(Figure scripts)
## start

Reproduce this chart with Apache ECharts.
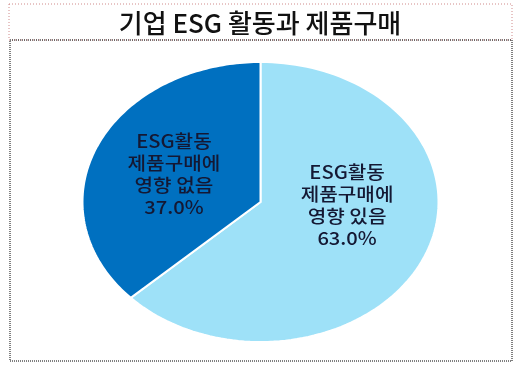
<!DOCTYPE html>
<html>
<head>
<meta charset="utf-8">
<script src="https://cdn.jsdelivr.net/npm/echarts@6/dist/echarts.min.js"></script>
<style>
  html, body { margin: 0; padding: 0; background: #fff; }
  #chart { width: 520px; height: 377px; }
</style>
</head>
<body>
<div id="chart"></div>
<script>
// 데이터
const titleText = '기업 ESG 활동과 제품구매';
const sliceNames = ['ESG활동\n제품구매에\n영향 있음', 'ESG활동\n제품구매에\n영향 없음'];
const sliceShares = [63.0, 37.0];
const sliceColors = ['#9ee1f8', '#0070c0'];

// 타원 파이 배치
const cx = 260.5, cy = 202, rx = 178, ry = 140;
const labelFrac = 0.53;
const labelNudgeY = [-26, 2];
const total = sliceShares.reduce((a, b) => a + b, 0);

const chart = echarts.init(document.getElementById('chart'));

function renderSlice(params, api) {
  const i = params.dataIndex;
  const v = api.value(0);
  let before = 0;
  for (let j = 0; j < i; j++) before += sliceShares[j];
  const a0 = before / total * Math.PI * 2;
  const a1 = (before + v) / total * Math.PI * 2;
  const pts = [[cx, cy]];
  const n = 120;
  for (let k = 0; k <= n; k++) {
    const a = a0 + (a1 - a0) * k / n;
    pts.push([cx + rx * Math.sin(a), cy - ry * Math.cos(a)]);
  }
  const mid = (a0 + a1) / 2;
  const lx = cx + rx * labelFrac * Math.sin(mid);
  const ly = cy - ry * labelFrac * Math.cos(mid) + labelNudgeY[i];
  return {
    type: 'group',
    children: [
      {
        type: 'polygon',
        shape: { points: pts },
        style: { fill: sliceColors[i], stroke: '#ffffff', lineWidth: 2 }
      },
      {
        type: 'text',
        x: lx,
        y: ly,
        scaleX: 1.12,
        style: {
          text: sliceNames[i] + '\n' + v.toFixed(1) + '%',
          x: 0,
          y: 0,
          align: 'center',
          verticalAlign: 'middle',
          fill: '#141833',
          fontFamily: '"Noto Sans CJK KR", sans-serif',
          fontSize: 18,
          fontWeight: 500,
          lineHeight: 22
        }
      }
    ]
  };
}

chart.setOption({
  backgroundColor: '#ffffff',
  animation: false,
  title: {
    text: titleText,
    left: 'center',
    top: 5,
    textStyle: {
      fontFamily: '"Noto Sans CJK KR", sans-serif',
      fontSize: 26,
      fontWeight: 500,
      color: '#111'
    }
  },
  graphic: [
    {
      type: 'rect',
      shape: { x: 9, y: 4, width: 503, height: 36 },
      style: { fill: 'none', stroke: '#d08a8a', lineWidth: 1, lineDash: [1, 2] },
      silent: true
    },
    {
      type: 'rect',
      shape: { x: 10, y: 40, width: 502, height: 321 },
      style: { fill: 'none', stroke: '#000', lineWidth: 1, lineDash: [1, 1] },
      silent: true
    }
  ],
  series: [
    {
      type: 'custom',
      coordinateSystem: 'none',
      renderItem: renderSlice,
      data: sliceShares.map(v => [v])
    }
  ]
});
</script>
</body>
</html>
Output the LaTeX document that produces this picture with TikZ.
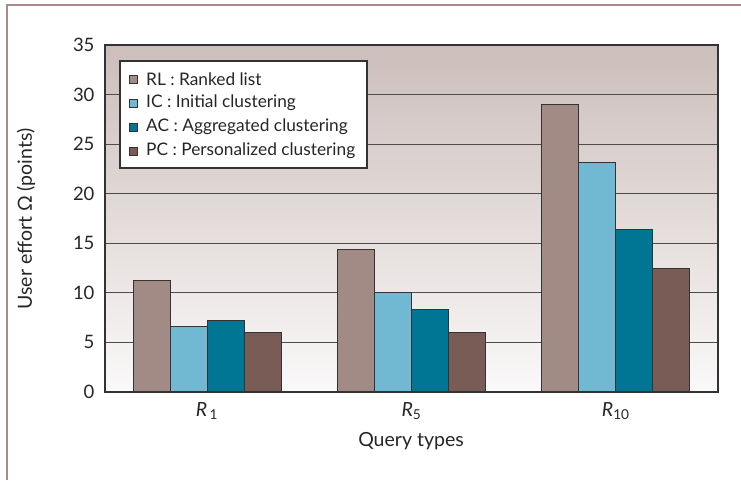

## end

-- Task directions --
Take every line from the data that contains the word "document".

-- Worked answer --
const chart = echarts.init(document.getElementById('chart'));
Output the LaTeX document that produces this picture with TikZ.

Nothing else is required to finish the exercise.